-- Begin Information provided --

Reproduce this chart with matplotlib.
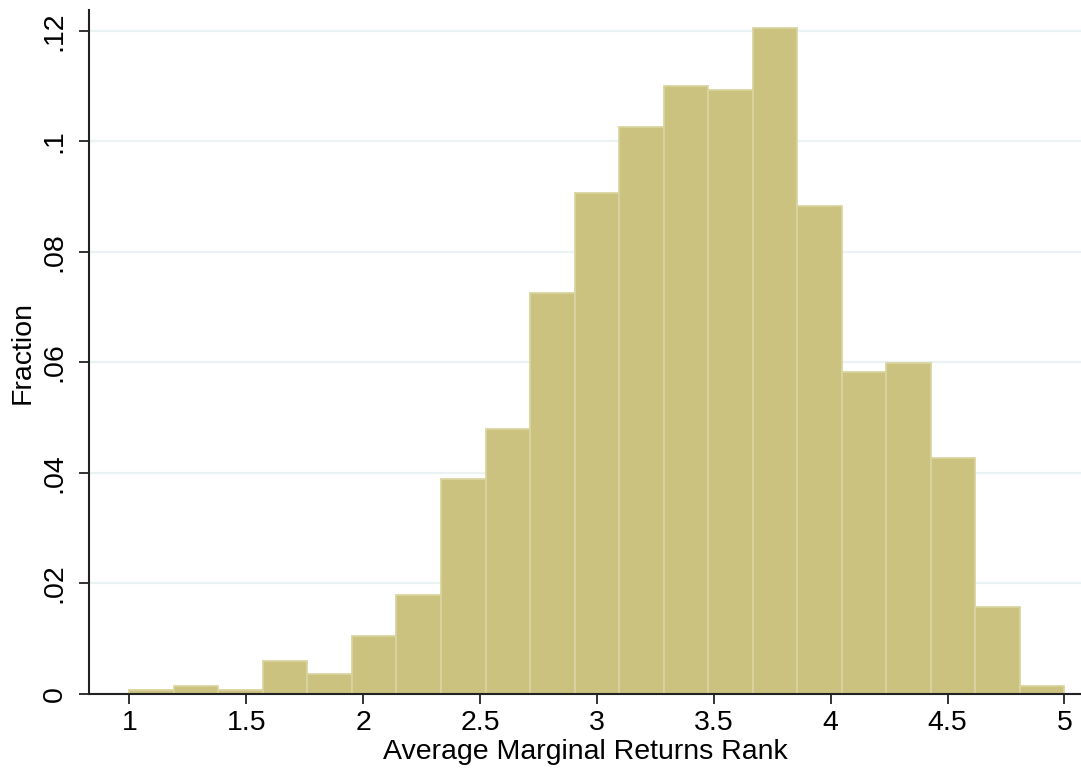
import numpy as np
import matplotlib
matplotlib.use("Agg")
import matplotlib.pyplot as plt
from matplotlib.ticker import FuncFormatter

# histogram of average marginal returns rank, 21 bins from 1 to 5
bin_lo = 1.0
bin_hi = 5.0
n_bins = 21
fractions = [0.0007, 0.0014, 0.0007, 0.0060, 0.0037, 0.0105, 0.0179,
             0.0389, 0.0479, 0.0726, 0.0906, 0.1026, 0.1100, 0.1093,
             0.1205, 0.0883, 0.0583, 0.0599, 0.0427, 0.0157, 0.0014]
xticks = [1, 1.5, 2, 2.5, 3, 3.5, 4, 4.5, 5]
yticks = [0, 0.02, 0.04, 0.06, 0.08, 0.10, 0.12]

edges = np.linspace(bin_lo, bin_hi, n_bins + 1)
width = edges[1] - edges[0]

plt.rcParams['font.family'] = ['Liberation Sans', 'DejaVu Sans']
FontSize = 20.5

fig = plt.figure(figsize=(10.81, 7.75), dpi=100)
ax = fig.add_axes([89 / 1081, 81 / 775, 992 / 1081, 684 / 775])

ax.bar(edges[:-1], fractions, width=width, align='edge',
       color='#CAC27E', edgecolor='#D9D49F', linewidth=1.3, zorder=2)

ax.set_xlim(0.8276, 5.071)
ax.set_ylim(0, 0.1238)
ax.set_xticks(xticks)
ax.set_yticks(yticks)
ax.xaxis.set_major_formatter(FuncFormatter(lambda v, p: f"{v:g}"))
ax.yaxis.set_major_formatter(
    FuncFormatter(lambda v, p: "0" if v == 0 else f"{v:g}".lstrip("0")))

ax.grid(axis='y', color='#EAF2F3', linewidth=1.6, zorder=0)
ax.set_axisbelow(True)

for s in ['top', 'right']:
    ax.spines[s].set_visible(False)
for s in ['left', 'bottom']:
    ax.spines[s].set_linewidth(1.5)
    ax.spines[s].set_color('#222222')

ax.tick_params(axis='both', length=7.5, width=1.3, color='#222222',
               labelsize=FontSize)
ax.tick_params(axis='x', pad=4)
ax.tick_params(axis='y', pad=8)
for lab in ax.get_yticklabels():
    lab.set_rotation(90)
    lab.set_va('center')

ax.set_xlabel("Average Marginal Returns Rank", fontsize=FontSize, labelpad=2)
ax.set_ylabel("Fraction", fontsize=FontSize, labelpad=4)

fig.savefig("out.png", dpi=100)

-- End Information provided --
-- Begin Information provided --

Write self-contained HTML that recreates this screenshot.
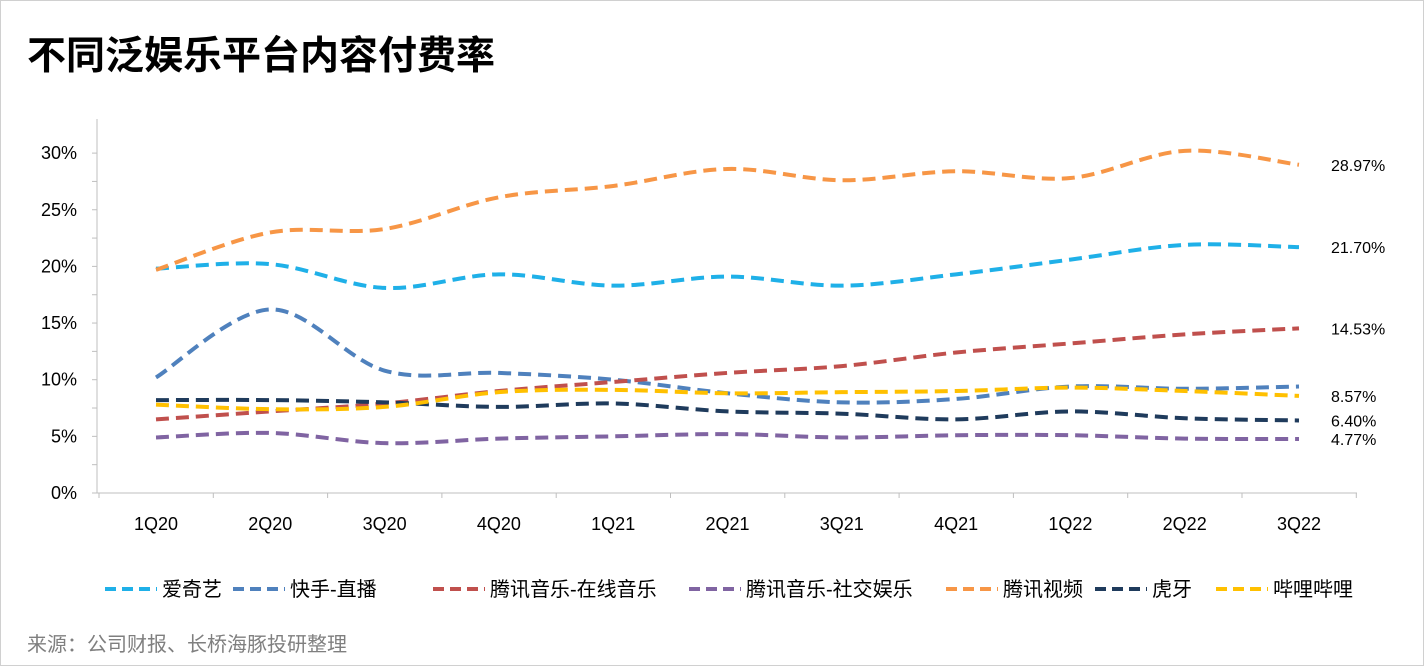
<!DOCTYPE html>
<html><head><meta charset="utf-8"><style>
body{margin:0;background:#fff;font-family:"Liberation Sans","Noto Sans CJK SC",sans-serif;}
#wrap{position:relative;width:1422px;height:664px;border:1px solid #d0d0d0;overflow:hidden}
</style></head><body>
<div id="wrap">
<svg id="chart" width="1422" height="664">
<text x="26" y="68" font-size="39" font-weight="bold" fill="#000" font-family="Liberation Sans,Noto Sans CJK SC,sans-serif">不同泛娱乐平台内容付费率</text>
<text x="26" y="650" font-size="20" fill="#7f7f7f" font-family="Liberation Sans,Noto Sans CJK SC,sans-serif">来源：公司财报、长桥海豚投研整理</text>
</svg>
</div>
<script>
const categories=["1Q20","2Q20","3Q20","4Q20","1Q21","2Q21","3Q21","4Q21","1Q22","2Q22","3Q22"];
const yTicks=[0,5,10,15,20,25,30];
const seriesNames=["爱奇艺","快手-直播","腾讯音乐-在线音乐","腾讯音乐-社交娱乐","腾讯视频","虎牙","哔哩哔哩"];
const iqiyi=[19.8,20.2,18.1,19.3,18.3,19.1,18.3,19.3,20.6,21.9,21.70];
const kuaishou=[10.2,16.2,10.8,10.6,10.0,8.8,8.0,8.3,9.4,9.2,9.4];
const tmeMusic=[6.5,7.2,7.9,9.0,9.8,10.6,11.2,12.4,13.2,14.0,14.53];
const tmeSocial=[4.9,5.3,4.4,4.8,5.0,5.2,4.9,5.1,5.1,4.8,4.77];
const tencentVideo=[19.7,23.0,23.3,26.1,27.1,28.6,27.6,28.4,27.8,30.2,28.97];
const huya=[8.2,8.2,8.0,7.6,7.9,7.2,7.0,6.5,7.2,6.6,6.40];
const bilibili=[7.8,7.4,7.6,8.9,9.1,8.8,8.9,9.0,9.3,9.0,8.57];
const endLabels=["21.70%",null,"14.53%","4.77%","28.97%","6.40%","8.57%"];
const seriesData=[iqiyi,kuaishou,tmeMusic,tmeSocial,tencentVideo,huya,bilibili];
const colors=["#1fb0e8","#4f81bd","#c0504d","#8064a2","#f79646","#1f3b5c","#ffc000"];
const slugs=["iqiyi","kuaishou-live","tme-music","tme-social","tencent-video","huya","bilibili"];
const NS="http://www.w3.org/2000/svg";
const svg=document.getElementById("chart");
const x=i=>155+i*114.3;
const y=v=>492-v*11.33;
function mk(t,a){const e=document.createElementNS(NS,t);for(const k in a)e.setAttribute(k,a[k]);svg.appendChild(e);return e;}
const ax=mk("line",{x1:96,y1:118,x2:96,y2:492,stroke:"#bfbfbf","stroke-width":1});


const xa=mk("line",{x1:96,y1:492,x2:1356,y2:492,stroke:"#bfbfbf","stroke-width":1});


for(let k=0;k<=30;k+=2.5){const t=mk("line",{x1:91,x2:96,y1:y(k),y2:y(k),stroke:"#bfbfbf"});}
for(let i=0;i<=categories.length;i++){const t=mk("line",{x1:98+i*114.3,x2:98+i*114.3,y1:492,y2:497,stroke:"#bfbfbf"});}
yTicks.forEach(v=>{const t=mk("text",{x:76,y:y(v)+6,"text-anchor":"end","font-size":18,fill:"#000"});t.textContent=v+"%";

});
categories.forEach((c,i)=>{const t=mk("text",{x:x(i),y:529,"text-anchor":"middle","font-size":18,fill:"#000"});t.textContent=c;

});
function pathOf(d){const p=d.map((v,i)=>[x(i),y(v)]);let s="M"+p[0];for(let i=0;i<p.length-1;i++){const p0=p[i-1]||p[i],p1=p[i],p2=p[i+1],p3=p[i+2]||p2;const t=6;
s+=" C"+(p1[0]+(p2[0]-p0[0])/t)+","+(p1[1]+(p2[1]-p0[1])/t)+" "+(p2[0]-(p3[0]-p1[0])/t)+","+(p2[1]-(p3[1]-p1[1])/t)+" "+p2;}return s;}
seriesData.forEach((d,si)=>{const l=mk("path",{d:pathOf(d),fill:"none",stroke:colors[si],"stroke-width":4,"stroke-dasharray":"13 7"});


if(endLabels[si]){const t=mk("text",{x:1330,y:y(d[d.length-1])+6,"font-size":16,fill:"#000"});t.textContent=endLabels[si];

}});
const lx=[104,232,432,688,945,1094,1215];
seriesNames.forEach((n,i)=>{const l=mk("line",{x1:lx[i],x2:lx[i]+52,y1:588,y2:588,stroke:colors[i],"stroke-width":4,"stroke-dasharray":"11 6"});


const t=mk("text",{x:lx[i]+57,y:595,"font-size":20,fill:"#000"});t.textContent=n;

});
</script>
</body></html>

-- End Information provided --

What you are asked to do —
Copy out exactly the material that runs from the line with "Reproduce this chart with matplotlib." to the line with "from matplotlib.ticker import FuncFormatter", ends included, and leave the pictures behind.

Answer to the problem —
Reproduce this chart with matplotlib.
import numpy as np
import matplotlib
matplotlib.use("Agg")
import matplotlib.pyplot as plt
from matplotlib.ticker import FuncFormatter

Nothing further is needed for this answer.